I deeply believe in the importance and value of information centres. I was a Director of one of them, in New
Delhi, for nine years. In this position, I witnessed, in the first half of this decade, what I considered, and
still do, a considerable damage done to the United Nations. It was the ill-thought, haphazard closure of most of
information centres in Europe. I know that this issue should primarily be raised by the representatives of those
countries where it happened, but I am not sure that it will, since the whole thing went under the cloak of
rationalization and it was accepted by the membership as such. It was done due to certain, shall we call it,
exigencies of the time that I will forever suspect had nothing to do with true interests of the United Nations. And
it also had nothing to do with rationalization, because the practically overnight closure of such well-established
centres as London, Paris, Bonn, Lisbon, Rome, Athens and a number of others created such monumental expenses and
loss of UN property that it would have been much cheaper to let them continue to exist. That was a public knowledge
within the DPI, some people even raised it in internal debates, but the whole thing was never fully publicized.
What I also never understood was how the Member States where those centres were accepted their closure without
a murmur. To have a UN information centre within a country is like having a UN embassy, a sign of distinction. Those
centres had tradition, they served as hubs of UN-related activities in the country for decades. How come the countries
wanted to be represented at the UN, but suddenly did not want UN presence in their countries? Was that a sign of a
lack of support for what UN stands for? I still have no answer to these questions.
What I believe motivated other regions to accept it, all the while insisting on opening more centres in their
regions, was to a large extent a theory, an incorrect one in my view, that centres are important for developing
countries and not for developed ones. They are important for both, but for slightly different reasons. In developing
countries, they are assisting in fulfilling the special needs and requirements of developing countries in the field
of information and communications technology for the effective flow of information in and from them, in addition to
enhancing the public image of the UN and disseminating UN messages to local populations. In developed countries
there is no need for assistance in information and communications technology, but the task of enhancing the public
image of the UN and spreading its messages is even more important. Developed countries are large contributors and
large donors and their support for the Organization is vital. Besides, past experience shows that, in general, there
were no significant problems for the support to the UN and its activities by developing countries, but there were
such problems occasionally in developed countries. That is why UNICs, the centres of pro-UN activities are as
important in developed as in developing countries.

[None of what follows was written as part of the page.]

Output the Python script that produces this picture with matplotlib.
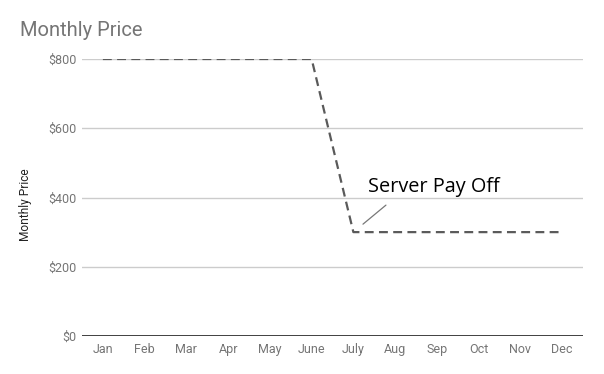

To make the wrong decision more palatable, the doctrine of "hubs" was offered. Most of Europe was to be covered
from one centre only, the one in Brussels. There were even assurances that it will be a more effective and efficient
solution than having national centres. This, of course, is an illusion. Without continuous presence in the country,
there is no efficient information work; otherwise, the needs of all the world could be covered from the UN
Headquarters only. I will not elaborate, but every UNIC director, past or present, will tell you about a bevy of
necessary activities that you can carry out only if you are on the spot. Besides, it stands to elementary reason
that because of the large linguistic and cultural differences, Europe can not efficiently be covered from any one
European centre.
I harbour a dream that one fine day the wrong decision will be reversed. Of course, the wishes of countries
in which centres were closed are paramount. Yet I somehow believe that at least some of them accepted the closure
only because it was presented to them as absolute necessity, cost-cutting argument included. Let me deal with that
argument in closing.
I know from experience that there is a solution for not increasing costs of maintaining a network of information
centres, and most probably even reducing them. The key words in that are system-wide coherence and pooling resources.
Centres are capable of fulfilling the information needs of all the agencies of the UN system present in the country,
not only of the UN Secretariat, and they routinely do so. In this situation, there is no justification for separate
information officers of the agencies. Instead, a part of the costs of maintaining them should go towards the costs
of maintaining a UNIC. With all the agencies chipping in, even if a slight strengthening of a UNIC is needed, it
would still be a much more cost-efficient solution. And it would send an excellent message about the system-wide
cooperation. Of course, the assistance of the host country is always most welcome, and, in some cases necessary.
In the meantime, let me congratulate the capable UNIC directors, like the one in Mexico I happen to know
personally and many others, as well as capable national information officers, for their excellent work. Like in
all human endeavours, not all UNIC directors are equal, so the importance of a proper choice by the DPI is very
important. And finally, a UNIC headed by a resident coordinator is neither fish nor fowl, because it is a rare
RC that can afford a meaningful time for running a UNIC the way UNIC should be run.
Thank you, Mr. Chairman.
(Statement made to the General Assembly Special Political Committe by Ambassador Feodor Stacivic, former
Director of U.N. Infornation Centre in New Delhi, India and former U.N. Representative in Tiblisi, Georgia.)